I do realize that should I get this job, I will have to cut one or two of the other jobs loose.  It will probably be job #2...and job #1.  I'm a little disenchanted with job #1 as of late.  They're the ones with the transfer issues and lack of timely responses from staffing.  I think it may be time for me to move on, though I would wait until the end of the year so my retirement account is fully vested.

Time to go relax with a good book.

July 20, 2014

As though I didn't have enough anxiety-provoking things to deal with

I found out that my father is having surgery.  Again.  He had a procedure done two weeks ago to stop some errant bleeding.  Now they're doing a cardiac procedure on him because between the atrial fibrillation and a ventricular rate of 200, it's any wonder his heart hasn't picked up its cards.

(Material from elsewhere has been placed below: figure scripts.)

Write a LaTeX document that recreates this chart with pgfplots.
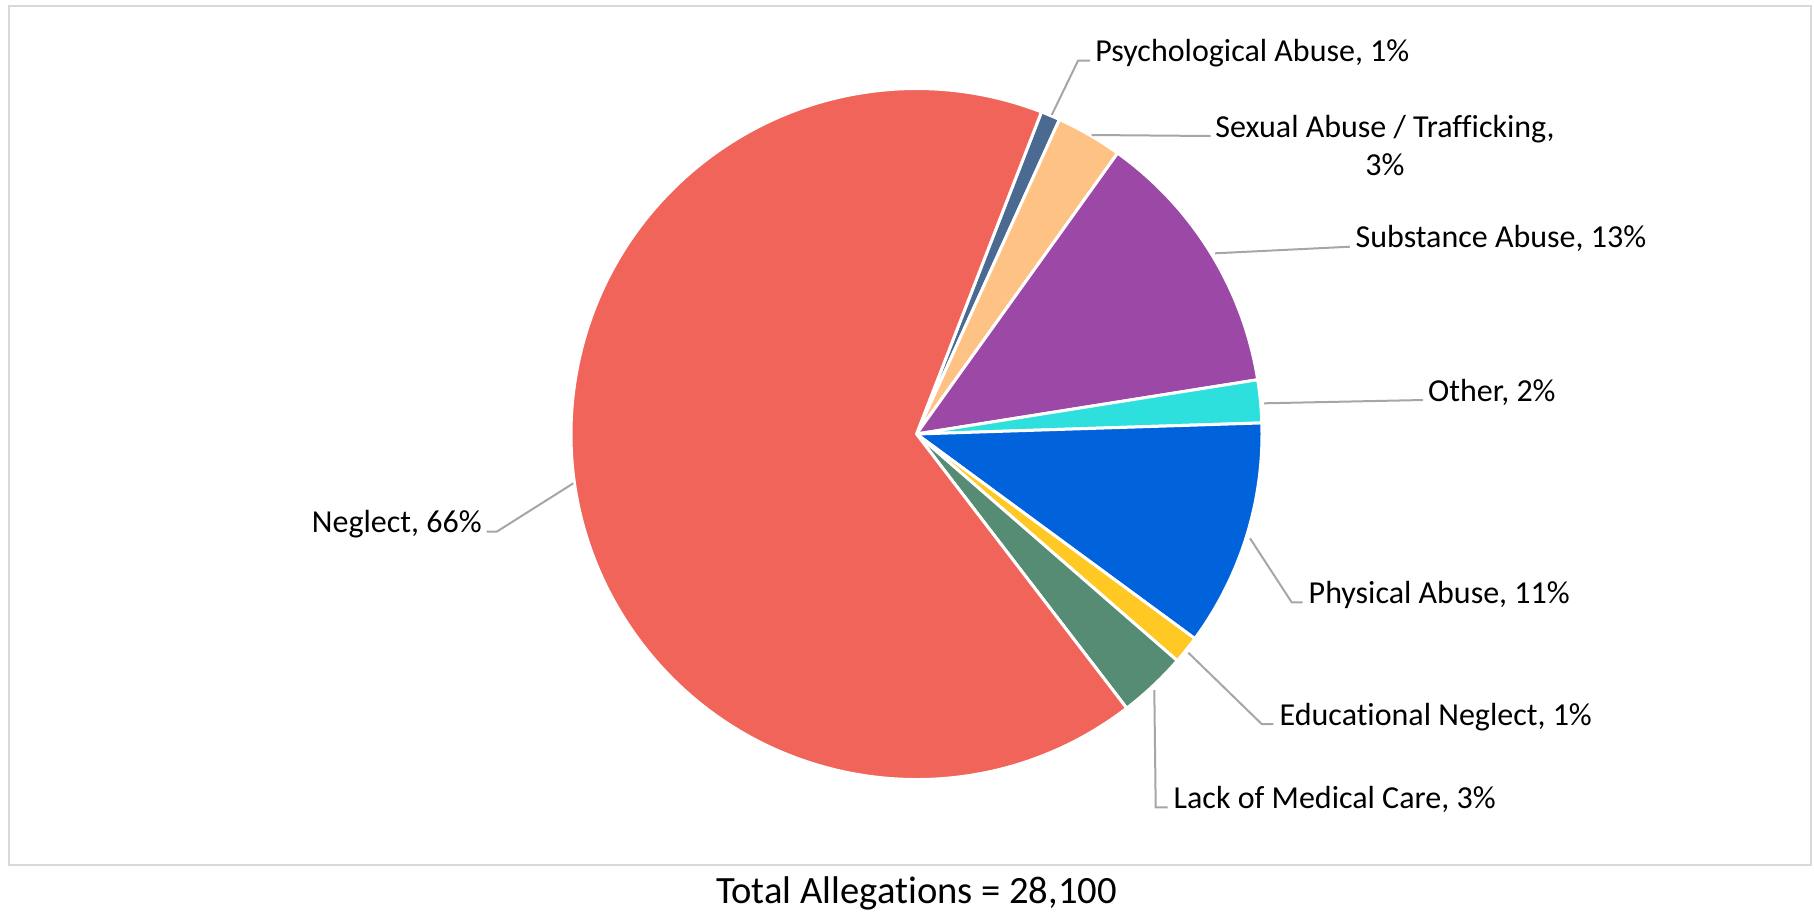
\documentclass[border=0pt]{standalone}
\usepackage{pgfplots}
\pgfplotsset{compat=1.18}
\usepackage{pgfplotstable}
\usepackage{fontspec}
\setmainfont{Carlito}[RawFeature={-liga}]

% slice colours, in table order
\definecolor{c0}{HTML}{4A6A92}
\definecolor{c1}{HTML}{FFC285}
\definecolor{c2}{HTML}{9B48A6}
\definecolor{c3}{HTML}{2DE0DE}
\definecolor{c4}{HTML}{0063DB}
\definecolor{c5}{HTML}{FFC823}
\definecolor{c6}{HTML}{558C73}
\definecolor{c7}{HTML}{F0645A}
\definecolor{leadgray}{HTML}{A6A6A6}
\definecolor{framegray}{HTML}{D9D9D9}

\tikzset{
    lab/.style={font=\fontsize{16}{19}\selectfont, inner sep=0pt, anchor=base west},
    leader/.style={leadgray, line width=1pt},
}

% share of all allegations (percent), clockwise from the first slice
\pgfplotstableread[col sep=comma]{
name,share
Psychological Abuse,0.9
Sexual Abuse / Trafficking,3.1
Substance Abuse,12.6
Other,2.0
Physical Abuse,10.6
Educational Neglect,1.3
Lack of Medical Care,3.2
Neglect,66.3
}\slices

\begin{document}
\begin{tikzpicture}
% start angles, end angles, rounded labels
\pgfmathsetmacro\cur{68.8}
\pgfplotsforeachungrouped \i in {0,...,7}{%
  \pgfplotstablegetelem{\i}{share}\of\slices
  \let\s\pgfplotsretval
  \expandafter\xdef\csname a\i\endcsname{\cur}%
  \pgfmathsetmacro\cur{\cur-3.6*\s}%
  \expandafter\xdef\csname b\i\endcsname{\cur}%
  \pgfmathtruncatemacro\p{round(\s)}%
  \expandafter\xdef\csname p\i\endcsname{\p}%
  \pgfplotstablegetelem{\i}{name}\of\slices
  \expandafter\xdef\csname n\i\endcsname{\pgfplotsretval}%
}
\begin{axis}[
    scale only axis,
    width=907pt, height=456pt,
    xmin=0, xmax=1814, ymin=0, ymax=912,
    y dir=reverse,
    hide axis,
    clip=false,
    ]
    \path (0,0) rectangle (1814,912);
    \draw[framegray, line width=1pt] (8.5,5.5) rectangle (1810.5,865);

    \pgfplotsinvokeforeach{0,...,7}{
        \fill[c#1, draw=white, line width=1.5pt, line join=round]
            (916.5,434) -- ++(\csname a#1\endcsname:172.75pt)
            arc[start angle=\csname a#1\endcsname, end angle=\csname b#1\endcsname, radius=172.75pt]
            -- cycle;
    }

    \draw[leader] (1051.7,115) -- (1078,60.7) -- (1090,60.7);
    \node[lab] at (1095,61.7) {\csname n0\endcsname, \csname p0\endcsname\%};

    \draw[leader] (1091.7,135) -- (1210.7,136);
    \node[lab] at (1215,137) {\csname n1\endcsname,};
    \node[lab, anchor=base] at (1385,175) {\csname p1\endcsname\%};

    \draw[leader] (1214.9,253.3) -- (1349.9,246.7);
    \node[lab] at (1355.2,247.5) {\csname n2\endcsname, \csname p2\endcsname\%};

    \draw[leader] (1264,403.3) -- (1422.9,400);
    \node[lab] at (1427.8,401) {\csname n3\endcsname, \csname p3\endcsname\%};

    \draw[leader] (1250,538.3) -- (1291.7,602.3) -- (1302.7,602.3);
    \node[lab] at (1308.3,603.3) {\csname n4\endcsname, \csname p4\endcsname\%};

    \draw[leader] (1188.3,652.7) -- (1261.7,724) -- (1273.3,724);
    \node[lab] at (1279.3,725) {\csname n5\endcsname, \csname p5\endcsname\%};

    \draw[leader] (1154.3,690) -- (1155.7,807.3) -- (1167.7,807.3);
    \node[lab] at (1173.3,808) {\csname n6\endcsname, \csname p6\endcsname\%};

    \draw[leader] (573.3,483.3) -- (496.7,531.7) -- (486.7,531.7);
    \node[lab, anchor=base east] at (482,532.5) {\csname n7\endcsname, \csname p7\endcsname\%};

    \node[font=\fontsize{19.3}{23}\selectfont, inner sep=0pt, anchor=base] at (916.5,903)
        {Total Allegations = 28,100};
\end{axis}
\end{tikzpicture}
\end{document}
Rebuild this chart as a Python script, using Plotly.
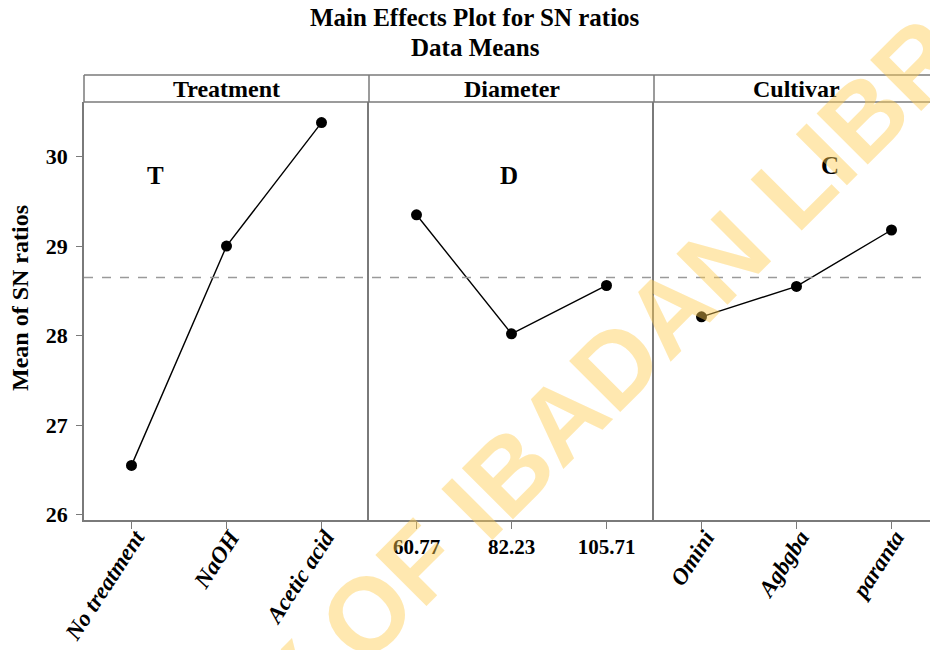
import plotly.graph_objects as go

# ---- data ----
panel_titles = ["Treatment", "Diameter", "Cultivar"]
panel_letters = ["T", "D", "C"]
treatment_levels = ["No treatment", "NaOH", "Acetic acid"]
treatment_means = [26.55, 29.00, 30.38]
diameter_levels = ["60.77", "82.23", "105.71"]
diameter_means = [29.35, 28.02, 28.56]
cultivar_levels = ["Omini", "Agbgba", "paranta"]
cultivar_means = [28.21, 28.55, 29.18]
grand_mean = 28.65
y_ticks = [26, 27, 28, 29, 30]
letter_pos_x = [0.25, 0.97, 1.35]
letter_pos_y = [29.79, 29.79, 29.90]

W, H = 930, 650
L, R, T, B = 84, 0, 75, 130
PW = W - L - R
PH = H - T - B
STRIP = 27
ydom_top = (PH - STRIP) / PH

def px_x(p):
    return (p - L) / PW

def px_y(p):
    return (H - B - p) / PH

serif = "Liberation Serif"
gray = "#7a7a7a"

panel_w = 285 / PW
domains = [[0, panel_w], [panel_w, 2 * panel_w], [2 * panel_w, 1.0]]

fig = go.Figure()
levels = [treatment_levels, diameter_levels, cultivar_levels]
means = [treatment_means, diameter_means, cultivar_means]

for i in range(3):
    xa = "x" if i == 0 else f"x{i+1}"
    ya = "y" if i == 0 else f"y{i+1}"
    fig.add_trace(go.Scatter(
        x=levels[i], y=means[i], mode="lines+markers",
        line=dict(color="black", width=1.4),
        marker=dict(color="black", size=11),
        xaxis=xa, yaxis=ya, showlegend=False, hoverinfo="skip"))

yrange = [25.94, 30.61]
common_x = dict(showline=True, linecolor=gray, linewidth=1.5, ticks="outside",
                ticklen=7, tickcolor=gray, tickwidth=1.2, showgrid=False,
                zeroline=False, type="category", mirror=False, automargin=False)
italic_font = dict(family=serif, size=23, color="black", weight="bold", style="italic")
plain_font = dict(family=serif, size=21, color="black", weight="bold")
common_y2 = dict(domain=[0, ydom_top], range=yrange, showticklabels=False,
                 showline=True, linecolor=gray, linewidth=1.5, mirror=False,
                 ticks="", showgrid=False, zeroline=False, automargin=False)

fig.update_layout(
    xaxis=dict(domain=domains[0], range=[-0.5, 2.5], tickangle=-57,
               tickfont=italic_font, anchor="y", ticklabelstandoff=-14,
               ticklabelshift=4, **common_x),
    xaxis2=dict(domain=domains[1], range=[-0.5, 2.5], tickangle=0,
                tickfont=plain_font, anchor="y2", **common_x),
    xaxis3=dict(domain=domains[2], range=[-0.5, 2.5 - 9 / 95.0], tickangle=-57,
                tickfont=italic_font, anchor="y3", ticklabelstandoff=-14,
                ticklabelshift=4, **common_x),
    yaxis=dict(domain=[0, ydom_top], range=yrange, tickvals=y_ticks,
               showline=True, linecolor=gray, linewidth=1.5, mirror=False,
               ticks="outside", ticklen=6, tickcolor=gray, tickwidth=1.2,
               ticklabelstandoff=4,
               tickfont=dict(family=serif, size=22, color="black", weight="bold"),
               showgrid=False, zeroline=False, anchor="x", automargin=False),
    yaxis2=dict(anchor="x2", **common_y2),
    yaxis3=dict(anchor="x3", **common_y2),
    width=W, height=H,
    margin=dict(l=L, r=R, t=T, b=B, autoexpand=False),
    plot_bgcolor="white", paper_bgcolor="white",
)

shapes = []
# grand mean dashed line
shapes.append(dict(type="line", xref="paper", yref="y", x0=0, x1=1,
                   y0=grand_mean, y1=grand_mean,
                   line=dict(color="#9a9a9a", width=1.6, dash="dash")))
# header strip
shapes.append(dict(type="line", xref="paper", yref="paper", x0=0, x1=1,
                   y0=1, y1=1, line=dict(color=gray, width=1.5)))
shapes.append(dict(type="line", xref="paper", yref="paper", x0=0, x1=1,
                   y0=ydom_top, y1=ydom_top, line=dict(color=gray, width=1.5)))
for xv in [0, panel_w, 2 * panel_w]:
    shapes.append(dict(type="line", xref="paper", yref="paper", x0=xv, x1=xv,
                       y0=ydom_top, y1=1, line=dict(color=gray, width=1.5)))
fig.update_layout(shapes=shapes)

ann = []
centers = [(84 + 369) / 2, (369 + 654) / 2, (654 + 939) / 2]
for i in range(3):
    ann.append(dict(text=panel_titles[i], xref="paper", yref="paper",
                    x=px_x(centers[i]), y=(1 + ydom_top) / 2, showarrow=False,
                    xanchor="center", yanchor="middle",
                    font=dict(family=serif, size=24, color="black", weight="bold")))
    xa = "x" if i == 0 else f"x{i+1}"
    ya = "y" if i == 0 else f"y{i+1}"
    ann.append(dict(text=panel_letters[i], xref=xa, yref=ya,
                    x=letter_pos_x[i], y=letter_pos_y[i], showarrow=False,
                    font=dict(family=serif, size=25, color="black", weight="bold")))

ann.append(dict(text="Main Effects Plot for SN ratios", xref="paper", yref="paper",
                x=px_x(475), y=px_y(18), showarrow=False, xanchor="center", yanchor="middle",
                font=dict(family=serif, size=25, color="black", weight="bold")))
ann.append(dict(text="Data Means", xref="paper", yref="paper",
                x=px_x(475), y=px_y(47), showarrow=False, xanchor="center", yanchor="middle",
                font=dict(family=serif, size=25, color="black", weight="bold")))
ann.append(dict(text="Mean of SN ratios", xref="paper", yref="paper",
                x=px_x(20), y=px_y(298), showarrow=False, textangle=-90,
                xanchor="center", yanchor="middle",
                font=dict(family=serif, size=24, color="black", weight="bold")))
# watermark
ann.append(dict(text="UNIVERSITY OF IBADAN LIBRARY", xref="paper", yref="paper",
                x=px_x(485), y=px_y(495), showarrow=False, textangle=-45,
                xanchor="center", yanchor="middle",
                font=dict(family="Liberation Sans", size=105,
                          color="rgba(255,205,80,0.45)", weight="bold")))
fig.update_layout(annotations=ann)

fig.write_html("out.html", config={"displayModeBar": False},
               post_script="document.body.style.margin='0';document.body.style.overflow='hidden';")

The procedure will be done the day we arrive.  But we won't be going to see him right away:  my mom's going to at the hospital all day, and the kids can't go up to visit him.  So we'll be going to see the the other half's parents first for a few days, and then come into the city on the weekend.  Though I'm going to be prepared to grab little one #2 and head into the city on no notice if--God forbid--they tell me I need to come see him.


My father has had cardiac problems for all of his life, so even though it can be anxiety-provoking at times, I'm used to dealing with him being sick or in the hospital or having some sort of surgery or procedure done.  I'm also aware that given his health and his age, he really is living on borrowed time.  While I would rather he have many more years on this earth, I know that the odds aren't in favor of that.  Then again, he sees his doctors so frequently, he may end up making it to 100.

After talking to my mother, I ended up taking one of my anxiety PRNs.  It's helped considerably.   Despite all of my anxiety issues, I am a proponent of not relying on medications unless they are truly necessary...well, given the last few days, it was finally truly necessary.